Speaking before the UN Human Rights Council, Egypt’s ambassador to the UN Alaa Youseef on Tuesday took issue with Bachelet’s comments.
“I originally had the intention to take to floor to welcome your first appearance before the Human Rights Council as the High Commissioner,” he said, adding that instead he found himself “obliged to reply to the false allegations contained in your statement.”
“It is indeed disappointing to see you misguidedly starting on the wrong foot, and falling prey to the pseudo-arguments propagated by certain well-known groups that share malicious political agendas and interests,” he said.
Youseef objected in particular to Bachelet’s harsh criticism of Egypt’s judiciary and her concern over the numerous mass trials that have taken place in Egypt since the overthrow of Morsi’s government in July 2013.
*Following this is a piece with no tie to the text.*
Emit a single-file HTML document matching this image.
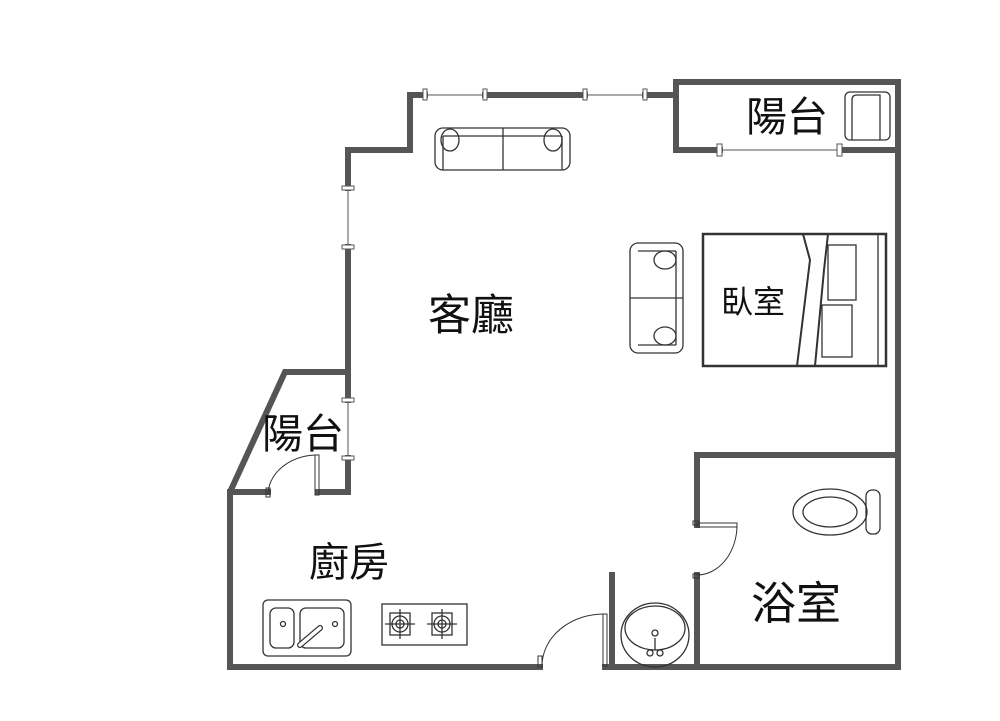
<!DOCTYPE html>
<html><head><meta charset="utf-8"><style>
html,body{margin:0;padding:0;background:#fff;}
svg{display:block;}
text{font-family:"Liberation Sans","Noto Sans CJK TC",sans-serif;fill:#111;}
</style></head><body>
<svg width="1000" height="721" viewBox="0 0 1000 721" xmlns="http://www.w3.org/2000/svg">
<g stroke="#555" stroke-width="6" fill="none" stroke-linecap="square">
<polyline points="348,188 348,150 410,150 410,95 425,95"/>
<line x1="485" y1="95" x2="585" y2="95"/>
<line x1="645" y1="95" x2="676" y2="95"/>
<line x1="348" y1="247" x2="348" y2="400"/>
<line x1="348" y1="458" x2="348" y2="492"/>
<polyline points="720,150 676,150 676,82 898,82 898,455"/>
<line x1="840" y1="150" x2="898" y2="150"/>
<polyline points="697,525 697,455 898,455 898,667"/>
<line x1="697" y1="575" x2="697" y2="667"/>
<line x1="612" y1="575" x2="612" y2="667"/>
<line x1="230" y1="667" x2="540" y2="667"/>
<line x1="605" y1="667" x2="898" y2="667"/>
<polyline points="230,667 230,492 285,372 348,372"/>
<line x1="230" y1="492" x2="268" y2="492"/>
<line x1="318" y1="492" x2="348" y2="492"/>
</g>
<g stroke="#555" stroke-width="1" fill="#fff">
<line x1="425" y1="95" x2="485" y2="95"/><line x1="585" y1="95" x2="645" y2="95"/>
<line x1="720" y1="150" x2="840" y2="150"/>
<line x1="348" y1="188" x2="348" y2="247"/><line x1="348" y1="400" x2="348" y2="458"/>
<rect x="423" y="89" width="4" height="11"/><rect x="483" y="89" width="4" height="11"/>
<rect x="583" y="89" width="4" height="11"/><rect x="643" y="89" width="4" height="11"/>
<rect x="717" y="144" width="5" height="12"/><rect x="837" y="144" width="5" height="12"/>
<rect x="342" y="186" width="12" height="4"/><rect x="342" y="245" width="12" height="4"/>
<rect x="342" y="398" width="12" height="4"/><rect x="342" y="456" width="12" height="4"/>
</g>
<g stroke="#333" stroke-width="1" fill="none">
<rect x="315" y="455" width="4" height="40"/><path d="M315,455 A50,40 0 0 0 268,495"/><rect x="266" y="488" width="4" height="9"/>
<rect x="603" y="614" width="4" height="52"/><path d="M605,614 A62,52 0 0 0 542,666"/><rect x="538" y="656" width="4" height="11"/>
<rect x="697" y="523" width="40" height="4"/><path d="M737,525 A40,50 0 0 1 697,575"/><rect x="693" y="521" width="6" height="4"/><rect x="693" y="574" width="6" height="4"/>
</g>
<g stroke="#333" stroke-width="1.3" fill="none">
<rect x="435" y="128" width="135" height="42" rx="8"/><line x1="503" y1="128" x2="503" y2="170"/>
<line x1="443" y1="136" x2="562" y2="136"/><line x1="443" y1="136" x2="443" y2="170"/><line x1="562" y1="136" x2="562" y2="170"/>
<ellipse cx="450" cy="140" rx="9" ry="11"/><ellipse cx="553" cy="140" rx="9" ry="11"/>
<rect x="630" y="243" width="53" height="110" rx="8"/><line x1="630" y1="298" x2="683" y2="298"/>
<line x1="638" y1="251" x2="676" y2="251"/><line x1="676" y1="251" x2="676" y2="345"/><line x1="638" y1="345" x2="676" y2="345"/>
<ellipse cx="665" cy="260" rx="11" ry="9"/><ellipse cx="665" cy="336" rx="11" ry="9"/>
<rect x="703" y="234" width="183" height="132" stroke-width="2.5"/>
<line x1="878" y1="234" x2="878" y2="366"/>
<path d="M803,234 L810,260 L797,366" stroke-width="2"/><path d="M828,234 L824,270 L815,366" stroke-width="2"/>
<rect x="828" y="245" width="28" height="55"/><rect x="822" y="305" width="30" height="52"/>
<rect x="845" y="92" width="45" height="48" rx="5"/><path d="M852,140 L852,100 Q852,95 857,95 L880,95 L880,140"/>
<ellipse cx="830" cy="512" rx="37" ry="23"/><ellipse cx="830" cy="512" rx="27" ry="15"/><rect x="866" y="490" width="14" height="44" rx="6"/>
<ellipse cx="655" cy="635" rx="34" ry="32"/><ellipse cx="655" cy="628" rx="30" ry="22"/><circle cx="655" cy="633" r="3"/><line x1="655" y1="638" x2="655" y2="650"/><circle cx="650" cy="653" r="3"/><circle cx="660" cy="653" r="3"/>
<rect x="263" y="600" width="88" height="56" rx="5"/><rect x="270" y="608" width="24" height="40" rx="6"/><rect x="300" y="608" width="44" height="40" rx="6"/>
<circle cx="283" cy="624" r="2.5"/><circle cx="335" cy="624" r="2.5"/>
<path d="M300,645 L320,628" stroke-width="6" stroke-linecap="round"/><path d="M300,645 L320,628" stroke-width="3.5" stroke="#fff" stroke-linecap="round"/>
<rect x="382" y="604" width="85" height="41"/>
<rect x="390" y="613" width="20" height="22"/><circle cx="400" cy="624" r="8"/><circle cx="400" cy="624" r="4"/><line x1="385" y1="624" x2="415" y2="624"/><line x1="400" y1="609" x2="400" y2="639"/>
<rect x="432" y="613" width="20" height="22"/><circle cx="442" cy="624" r="8"/><circle cx="442" cy="624" r="4"/><line x1="427" y1="624" x2="457" y2="624"/><line x1="442" y1="609" x2="442" y2="639"/>
</g>
<text x="746" y="131" font-size="41">陽台</text>
<text x="428" y="330" font-size="43">客廳</text>
<text x="721" y="313" font-size="32">臥室</text>
<text x="262" y="448" font-size="41">陽台</text>
<text x="309" y="576" font-size="40">廚房</text>
<text x="751" y="619" font-size="45">浴室</text>
</svg>
</body></html>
In the latest case, some 739 defendants were tried together, most of them charged with killing police and vandalising property. Nearly 350 were given 15-year sentences and another 47 jailed for life.
“The reference in your statement to the Egyptian judiciary and its decisions is totally and unequivocally rejected,” Youseef said, insisting her comments had been “based on erroneous information and hearsay.”
“You are strongly advised to … seek more credible sources of information in the future.”